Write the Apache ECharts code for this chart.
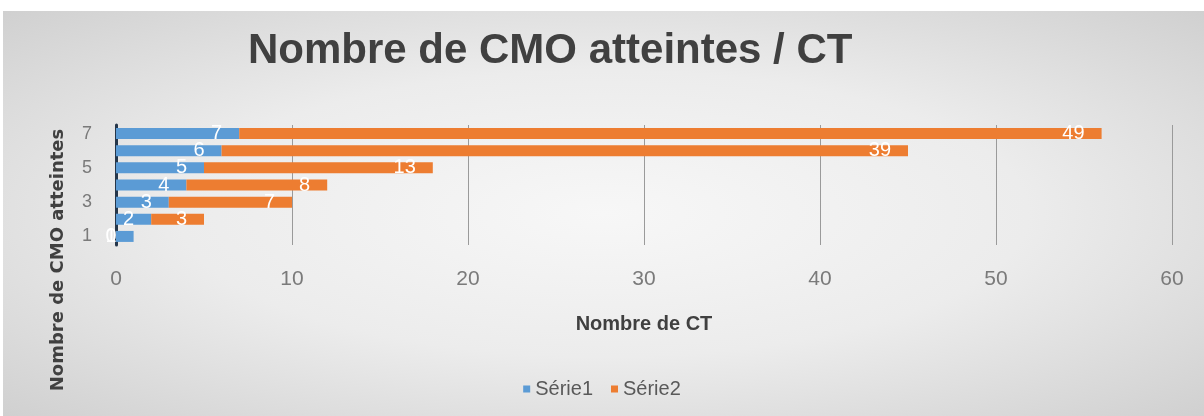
<!DOCTYPE html>
<html>
<head>
<meta charset="utf-8">
<script src="https://cdn.jsdelivr.net/npm/echarts@6.0.0/dist/echarts.min.js"></script>
<style>
  body { margin: 0; background: #fff; }
  #bg { position: absolute; left: 3px; top: 11px; width: 1201px; height: 405px;
        background: radial-gradient(ellipse at 50% 50%, #f7f7f7 0%, #ececec 50%, #d0d0d0 100%); }
  #chart { position: absolute; left: 0; top: 0; width: 1204px; height: 416px; }
</style>
</head>
<body>
<div id="bg"></div>
<div id="chart"></div>
<script>
// données
var categories = ['1', '2', '3', '4', '5', '6', '7'];
var serie1 = [1, 2, 3, 4, 5, 6, 7];
var serie2 = [0, 3, 7, 8, 13, 39, 49];

var chart = echarts.init(document.getElementById('chart'), null, { renderer: 'canvas' });

var barLabel = {
  show: true,
  position: 'insideRight',
  distance: 17,
  color: '#fff',
  fontFamily: 'Liberation Sans',
  fontSize: 20
};

var option = {
  backgroundColor: 'transparent',
  animation: false,
  title: {
    text: 'Nombre de CMO atteintes / CT',
    left: 243,
    top: 25,
    textStyle: {
      fontFamily: 'Liberation Sans',
      fontWeight: 'bold',
      fontSize: 42,
      color: '#404040'
    }
  },
  legend: {
    data: ['Série1', 'Série2'],
    left: 'center',
    top: 374,
    itemWidth: 7,
    itemHeight: 7,
    itemGap: 18,
    icon: 'rect',
    textStyle: { fontFamily: 'Liberation Sans', fontSize: 20, color: '#595959' }
  },
  graphic: [{
    type: 'text',
    x: 58,
    y: 260,
    rotation: Math.PI / 2,
    style: {
      text: 'Nombre de CMO atteintes',
      fontFamily: 'DejaVu Sans',
      fontWeight: 'bold',
      fontSize: 18,
      fill: '#404040',
      align: 'center',
      verticalAlign: 'middle'
    }
  }],
  grid: { left: 116, right: 32, top: 125, bottom: 171, containLabel: false },
  xAxis: {
    type: 'value',
    min: 0,
    max: 60,
    interval: 10,
    name: 'Nombre de CT',
    nameLocation: 'middle',
    nameGap: 69,
    nameTextStyle: { fontFamily: 'Liberation Sans', fontWeight: 'bold', fontSize: 20, color: '#404040' },
    axisLine: { show: false },
    axisTick: { show: false },
    axisLabel: { margin: 24, fontFamily: 'Liberation Sans', fontSize: 21, color: '#7a7a7a' },
    splitLine: { lineStyle: { color: '#9a9a9a', width: 1 } }
  },
  yAxis: {
    type: 'category',
    data: categories,
    axisLine: { lineStyle: { color: '#25364a', width: 3 } },
    axisTick: { show: false },
    axisLabel: { interval: 1, margin: 24, fontFamily: 'Liberation Sans', fontSize: 18, color: '#7a7a7a' }
  },
  series: [{
    name: 'Série1',
    type: 'bar',
    stack: 'total',
    barWidth: 11,
    itemStyle: { color: '#5b9bd5' },
    label: barLabel,
    data: serie1
  }, {
    name: 'Série2',
    type: 'bar',
    stack: 'total',
    barWidth: 11,
    itemStyle: { color: '#ed7d31' },
    label: barLabel,
    data: serie2
  }]
};

chart.setOption(option);
</script>
</body>
</html>
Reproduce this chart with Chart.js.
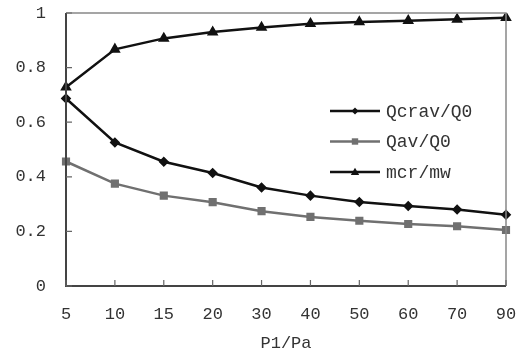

### [Requirements]
Write out the full listing verbatim, excluding its pictures.

### [Output for this task]
Write the Apache ECharts code for this chart.
<!DOCTYPE html>
<html>
<head>
<meta charset="utf-8">
<script src="https://cdn.jsdelivr.net/npm/echarts@6.0.0/dist/echarts.min.js"></script>
<style>
  body { margin: 0; background: #fff; }
  #bg { position: absolute; left: 3px; top: 11px; width: 1201px; height: 405px;
        background: radial-gradient(ellipse at 50% 50%, #f7f7f7 0%, #ececec 50%, #d0d0d0 100%); }
  #chart { position: absolute; left: 0; top: 0; width: 1204px; height: 416px; }
</style>
</head>
<body>
<div id="bg"></div>
<div id="chart"></div>
<script>
// données
var categories = ['1', '2', '3', '4', '5', '6', '7'];
var serie1 = [1, 2, 3, 4, 5, 6, 7];
var serie2 = [0, 3, 7, 8, 13, 39, 49];

var chart = echarts.init(document.getElementById('chart'), null, { renderer: 'canvas' });

var barLabel = {
  show: true,
  position: 'insideRight',
  distance: 17,
  color: '#fff',
  fontFamily: 'Liberation Sans',
  fontSize: 20
};

var option = {
  backgroundColor: 'transparent',
  animation: false,
  title: {
    text: 'Nombre de CMO atteintes / CT',
    left: 243,
    top: 25,
    textStyle: {
      fontFamily: 'Liberation Sans',
      fontWeight: 'bold',
      fontSize: 42,
      color: '#404040'
    }
  },
  legend: {
    data: ['Série1', 'Série2'],
    left: 'center',
    top: 374,
    itemWidth: 7,
    itemHeight: 7,
    itemGap: 18,
    icon: 'rect',
    textStyle: { fontFamily: 'Liberation Sans', fontSize: 20, color: '#595959' }
  },
  graphic: [{
    type: 'text',
    x: 58,
    y: 260,
    rotation: Math.PI / 2,
    style: {
      text: 'Nombre de CMO atteintes',
      fontFamily: 'DejaVu Sans',
      fontWeight: 'bold',
      fontSize: 18,
      fill: '#404040',
      align: 'center',
      verticalAlign: 'middle'
    }
  }],
  grid: { left: 116, right: 32, top: 125, bottom: 171, containLabel: false },
  xAxis: {
    type: 'value',
    min: 0,
    max: 60,
    interval: 10,
    name: 'Nombre de CT',
    nameLocation: 'middle',
    nameGap: 69,
    nameTextStyle: { fontFamily: 'Liberation Sans', fontWeight: 'bold', fontSize: 20, color: '#404040' },
    axisLine: { show: false },
    axisTick: { show: false },
    axisLabel: { margin: 24, fontFamily: 'Liberation Sans', fontSize: 21, color: '#7a7a7a' },
    splitLine: { lineStyle: { color: '#9a9a9a', width: 1 } }
  },
  yAxis: {
    type: 'category',
    data: categories,
    axisLine: { lineStyle: { color: '#25364a', width: 3 } },
    axisTick: { show: false },
    axisLabel: { interval: 1, margin: 24, fontFamily: 'Liberation Sans', fontSize: 18, color: '#7a7a7a' }
  },
  series: [{
    name: 'Série1',
    type: 'bar',
    stack: 'total',
    barWidth: 11,
    itemStyle: { color: '#5b9bd5' },
    label: barLabel,
    data: serie1
  }, {
    name: 'Série2',
    type: 'bar',
    stack: 'total',
    barWidth: 11,
    itemStyle: { color: '#ed7d31' },
    label: barLabel,
    data: serie2
  }]
};

chart.setOption(option);
</script>
</body>
</html>
Reproduce this chart with Chart.js.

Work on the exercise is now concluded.